The court also criticized the Immigration Authority’s policies and methods. The judge cast doubts on the authority’s criteria for ordering detention, in which Sudanese who entered Israel before the end of 2010 and Eritreans who crossed the border before the end of 2008 were ordered to remain in Holot. A week and a half ago the Immigration Authority expanded the criteria.
Marshak Marom said the practical impact of the criteria was that the more “veteran infiltrators” are selected to be detained in Holot, while reasonable criteria would also relate to preventing those who have yet to settle in from doing so, as opposed to detaining those who have been residing in Israel with permission for years.
She also berated the Immigration Authority’s position that it is not required to hold a hearing before ordering them to Holot. “The right to a hearing is one of the principles of natural justice, and especially when we are dealing with a process that is a blow to freedom,” the judge wrote.
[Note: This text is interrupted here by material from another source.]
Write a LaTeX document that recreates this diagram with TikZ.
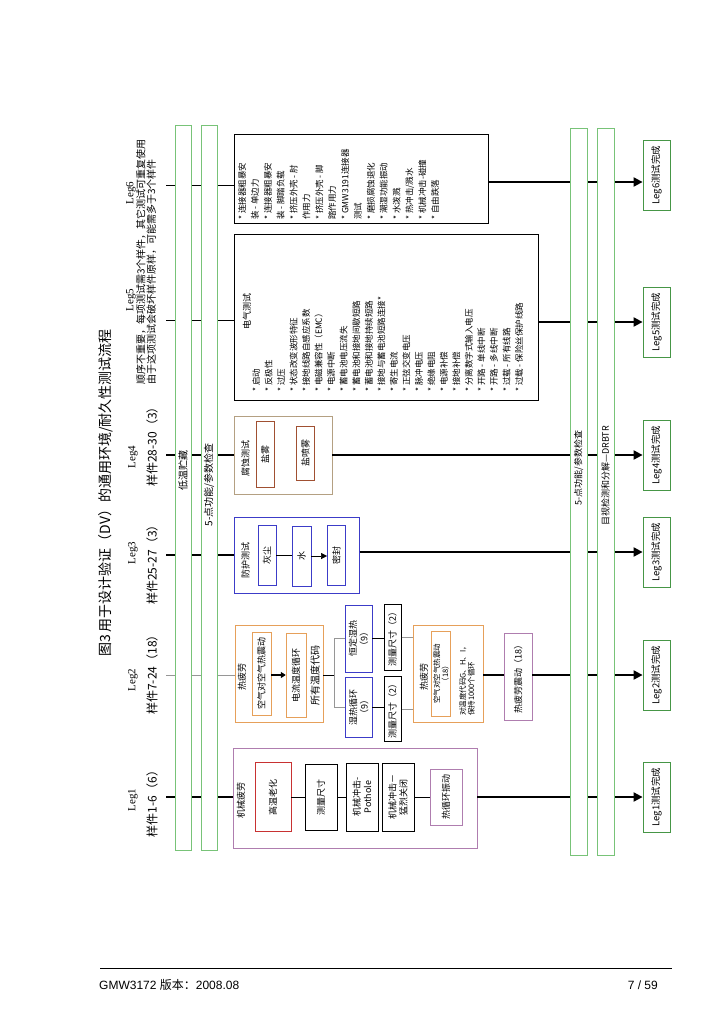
\documentclass[tikz,border=0pt]{standalone}
\usepackage{fontspec}
\setmainfont{Noto Sans CJK SC}
\newfontfamily\legfont{Liberation Serif}
\newfontfamily\footfont{Liberation Sans}
\usetikzlibrary{arrows.meta}

\definecolor{barGreen}{RGB}{120,195,120}
\definecolor{endGreen}{RGB}{70,150,70}
\definecolor{legPurple}{RGB}{175,125,175}
\definecolor{agingRed}{RGB}{200,50,50}
\definecolor{fatOrange}{RGB}{230,160,90}
\definecolor{protBlue}{RGB}{60,60,200}
\definecolor{corrTan}{RGB}{180,160,130}
\definecolor{corrBrown}{RGB}{160,80,50}
\definecolor{flowGray}{RGB}{150,150,150}

\begin{document}
\begin{tikzpicture}[
  x=1pt, y=-1pt,
  vbox/.style={
    draw,
    fill=white,
    rotate=90,
    inner sep=0pt,
    align=center,
    font=\fontsize{9}{11}\selectfont
  },
  vtext/.style={
    rotate=90,
    inner sep=0pt,
    align=center,
    font=\fontsize{9}{11}\selectfont
  },
  bar/.style={
    draw=barGreen,
    fill=white,
    rotate=90,
    inner sep=0pt
  },
  endbox/.style={
    draw=endGreen,
    thick,
    fill=white,
    rotate=90,
    inner sep=0pt,
    minimum width=70pt,
    minimum height=27pt,
    font=\fontsize{9.5}{11}\selectfont
  },
  sz/.style 2 args={minimum height=#1, minimum width=#2},
  flow/.style={line width=0.6pt},
  grayflow/.style={draw=flowGray, line width=0.6pt},
  thickflow/.style={line width=2pt},
  finish/.style={line width=2pt, -{Triangle[length=9pt,width=9pt]}}
]
\useasboundingbox (0,0) rectangle (724,1024);

% Title and leg labels
\node[vtext, font=\fontsize{14}{16}\selectfont] (title) at (106,493)
  {图3 用于设计验证（DV）的通用环境/耐久性测试流程};

\node[vtext, font=\legfont\fontsize{11}{13}\selectfont] (leg1) at (133,800) {Leg1};
\node[vtext, font=\fontsize{12}{14}\selectfont] (pcs1) at (152,801) {样件1-6（6）};
\node[vtext, font=\legfont\fontsize{11}{13}\selectfont] (leg2) at (133,680) {Leg2};
\node[vtext, font=\fontsize{12}{14}\selectfont] (pcs2) at (152,672) {样件7-24（18）};
\node[vtext, font=\legfont\fontsize{11}{13}\selectfont] (leg3) at (133,553) {Leg3};
\node[vtext, font=\fontsize{12}{14}\selectfont] (pcs3) at (152,562) {样件25-27（3）};
\node[vtext, font=\legfont\fontsize{11}{13}\selectfont] (leg4) at (133,457) {Leg4};
\node[vtext, font=\fontsize{12}{14}\selectfont] (pcs4) at (152,444) {样件28-30（3）};
\node[vtext, font=\legfont\fontsize{11}{13}\selectfont] (leg5) at (131,300) {Leg5};
\node[vtext, font=\legfont\fontsize{11}{13}\selectfont] (leg6) at (131,193) {Leg6};
\node[vtext, align=left, anchor=north west, font=\fontsize{10}{9}\selectfont] (note5) at (136,385)
  {顺序不重要，每项测试需3个样件，其它测试可重复使用\\由于这项测试会破坏样件原样，可能需多于3个样件};

% Leg1
\node[vbox, draw=legPurple, sz={244}{100}] (mech) at (355,798) {};
\node[vtext] (mechT) at (241,800) {机械疲劳};
\node[vbox, draw=agingRed, sz={36}{69}] (aging) at (273,797) {高温老化};
\node[vbox, sz={32}{66}] (meas) at (321,797) {测量尺寸};
\node[vbox, sz={32}{68}] (pothole) at (362,797) {机械冲击-\\Pothole};
\node[vbox, sz={32}{68}] (slam) at (398,797) {机械冲击－\\猛烈关闭};
\node[vbox, draw=legPurple, sz={32}{56}] (tcvib) at (446,797) {热循环振动};

% Leg2
\node[vbox, draw=fatOrange, sz={88}{97}] (fatA) at (279,673.5) {};
\node[vtext] (fatAT) at (242,677) {热疲劳};
\node[vbox, draw=fatOrange, sz={19}{83}] (shockA) at (261.5,673.5) {空气对空气热震动};
\node[vbox, draw=fatOrange, sz={20}{84}] (cycA) at (296,675) {电流温度循环};
\node[vtext, font=\fontsize{10}{11}\selectfont] (codes) at (315,675) {所有温度代码};
\node[vbox, draw=protBlue, sz={27}{67}] (hum1) at (358.5,638.5) {恒定湿热\\（9）};
\node[vbox, draw=protBlue, sz={27}{60}] (hum2) at (358.7,707) {湿热循环\\（9）};
\node[vbox, sz={17.6}{66.7}] (meas1) at (392.5,637.3) {测量尺寸（2）};
\node[vbox, sz={17.6}{65.7}] (meas2) at (392.5,708.8) {测量尺寸（2）};
\node[vbox, draw=fatOrange, sz={69.3}{97.7}] (fatB) at (448.3,673.8) {};
\node[vtext] (fatBT) at (424,677) {热疲劳};
\node[vbox, draw=fatOrange, sz={19.3}{84.3}, font=\fontsize{7.5}{8.5}\selectfont] (shockB) at (441,673.8)
  {空气对空气热震动\\（18）};
\node[vtext, align=left, anchor=north west, font=\fontsize{7.5}{8.5}\selectfont] (shockBT) at (459,716)
  {对温度代码G、H、I，\\保持1000个循环};
\node[vbox, draw=legPurple, sz={27.3}{86.7}] (fatV) at (518.3,676.5) {热疲劳震动（18）};

% Leg3
\node[vbox, draw=protBlue, sz={125}{76}] (prot) at (297,555.3) {};
\node[vtext] (protT) at (245.5,560) {防护测试};
\node[vbox, draw=protBlue, sz={18}{60}] (dust) at (267,555) {灰尘};
\node[vbox, draw=protBlue, sz={18.4}{60}] (water) at (301.5,556) {水};
\node[vbox, draw=protBlue, sz={18}{60}] (seal) at (336.3,555) {密封};

% Leg4
\node[vbox, draw=corrTan, sz={98}{78.3}] (corr) at (283,455.2) {};
\node[vtext] (corrT) at (245.5,458) {腐蚀测试};
\node[vbox, draw=corrBrown, sz={17.7}{65.7}] (salt) at (265.2,454.5) {盐雾};
\node[vbox, draw=corrBrown, sz={18.3}{53.3}] (spray) at (305.5,453.3) {盐喷雾};

% Leg5
\node[vbox, sz={304.7}{165.7}] (elec) at (386.3,317.2) {};
\node[vtext] (elecT) at (247,311) {电气测试};
\node[vtext, align=left, anchor=north west, font=\fontsize{8.5}{12.52}\selectfont] (elecList) at (252,392)
  {* 启动\\* 反极性\\* 过压\\* 状态改变波形特征\\* 接地线路自感应系数\\* 电磁兼容性（EMC）\\
   * 电源中断\\* 蓄电池电压流失\\* 蓄电池和接地间歇短路\\* 蓄电池和接地持续短路\\
   * 接地与蓄电池短路连接*\\* 寄生电流\\* 正弦交变电压\\* 脉冲电压\\* 绝缘电阻\\
   * 电源补偿\\* 接地补偿\\* 分离数字式输入电压\\* 开路 - 单线中断\\* 开路 - 多线中断\\
   * 过载 - 所有线路\\* 过载 - 保险丝保护线路};

% Leg6
\node[vbox, sz={254}{89}] (conn) at (361,178.8) {};
\node[vtext, align=left, anchor=north west, font=\fontsize{8.5}{12.87}\selectfont] (connList) at (238,220)
  {* 连接器粗暴安\\装 - 单边力\\* 连接器粗暴安\\装 - 脚踏负载\\* 挤压外壳 - 肘\\作用力\\
   * 挤压外壳 - 脚\\踏作用力\\* GMW3191连接器\\测试\\* 磨损腐蚀退化\\* 潮湿功能振动\\
   * 水泼溅\\* 热冲击/溅水\\* 机械冲击-碰撞\\* 自由跌落};

% End boxes
\node[endbox] (end1) at (656.5,797) {Leg1测试完成};
\node[endbox] (end2) at (656.5,675) {Leg2测试完成};
\node[endbox] (end3) at (656.5,552) {Leg3测试完成};
\node[endbox] (end4) at (656.5,455) {Leg4测试完成};
\node[endbox] (end5) at (656.5,322) {Leg5测试完成};
\node[endbox] (end6) at (656.5,175) {Leg6测试完成};

% Flow lines
\coordinate (s1) at (166,797);
\coordinate (s2) at (166,675);
\coordinate (s3) at (166,555);
\coordinate (s4) at (166,455);
\coordinate (s5) at (166,320);
\coordinate (s6) at (166,185);
\coordinate (fork) at (334,675);
\coordinate (e6) at (600,182);

\draw[thickflow] (s1) -- (s1 -| mech.north);
\draw[grayflow] (s2) -- (s2 -| fatA.north);
\draw[thickflow] (s3) -- (s3 -| prot.north);
\draw[thickflow] (s4) -- (s4 -| corr.north);
\draw[flow] (s5) -- (s5 -| elec.north);
\draw[flow] (s6) -- (s6 -| conn.north);

\draw[flow] (aging.south) -- (aging.south -| meas.north);
\draw[flow] (meas.south) -- (meas.south -| pothole.north);
\draw[flow] (slam.south) -- (slam.south -| tcvib.north);

\draw[-{Triangle[length=5pt,width=6pt]}, line width=1.2pt] (shockA.south |- cycA) -- (cycA.north);
\draw[flow] (fatA.south |- fork) -- (fork);
\draw[grayflow] (fork |- hum1) -- (fork |- hum2);
\draw[grayflow] (fork |- hum1) -- (hum1.north);
\draw[grayflow] (fork |- hum2) -- (hum2.north);
\draw[flow] (hum1.south) -- (hum1.south -| meas1.north);
\draw[flow] (hum2.south) -- (hum2.south -| meas2.north);
\draw[grayflow] (meas1.south) -- (meas1.south -| fatB.north);
\draw[grayflow] (meas2.south) -- (meas2.south -| fatB.north);
\draw[thickflow] (fatB.south |- fork) -- (fatV.north |- fork);

\draw[flow] (dust.south) -- (dust.south -| water.north);
\draw[flow, -{Triangle[length=6pt,width=6pt]}] (water.south) -- (water.south -| seal.north);

\draw[finish] (mech.south |- end1) -- (end1.north);
\draw[finish] (fatV.south |- end2) -- (end2.north);
\draw[finish] (prot.south |- end3) -- (end3.north);
\draw[finish] (corr.south |- end4) -- (end4.north);
\draw[finish] (elec.south |- end5) -- (end5.north);
\draw[finish] (conn.south |- e6) -- (e6 -| end6.north);

% Check bars
\node[bar, sz={16}{725}] (cold) at (183,487.5) {};
\node[bar, sz={16}{725}] (checkL) at (209,487.5) {};
\node[bar, sz={17}{727}] (checkR) at (578.5,491.5) {};
\node[bar, sz={17}{727}] (drbtr) at (605.5,491.5) {};
\node[vtext, font=\fontsize{10}{11}\selectfont] (coldT) at (183,470) {低温贮藏};
\node[vtext, font=\fontsize{10}{11}\selectfont] (checkLT) at (209,485) {5-点功能/参数检查};
\node[vtext, font=\fontsize{9}{11}\selectfont] (checkRT) at (578.5,468) {5-点功能/参数检查};
\node[vtext, font=\fontsize{9}{11}\selectfont] (drbtrT) at (605.5,476) {目视检测和分解—DRBTR};

% Footer
\coordinate (footL) at (100,968);
\coordinate (footR) at (672,968);
\draw[line width=0.6pt] (footL) -- (footR);
\node[anchor=west, inner sep=0pt, font=\footfont\fontsize{12}{14}\selectfont] (doc) at (99,985)
  {GMW3172 {\fontspec{Noto Sans CJK SC}版本：}2008.08};
\node[anchor=east, inner sep=0pt, font=\footfont\fontsize{12}{14}\selectfont] (page) at (658,985) {7 / 59};

\end{tikzpicture}
\end{document}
She also noted that most of the detention orders bore no explanations.
For the next three months the Immigration Authority will conduct a pilot program in which it will invite asylum seekers for a preliminary inquiry – and only after that, if the petitioners’ claims are not accepted, will the authority issue a detention order. This change came at the recommendation of the High Court of Justice in a separate case.
Until now, the asylum seekers received the detention order with no advance notice when they arrived at the Ministry of Interior’s Population Registry offices to renew their temporary residency permits.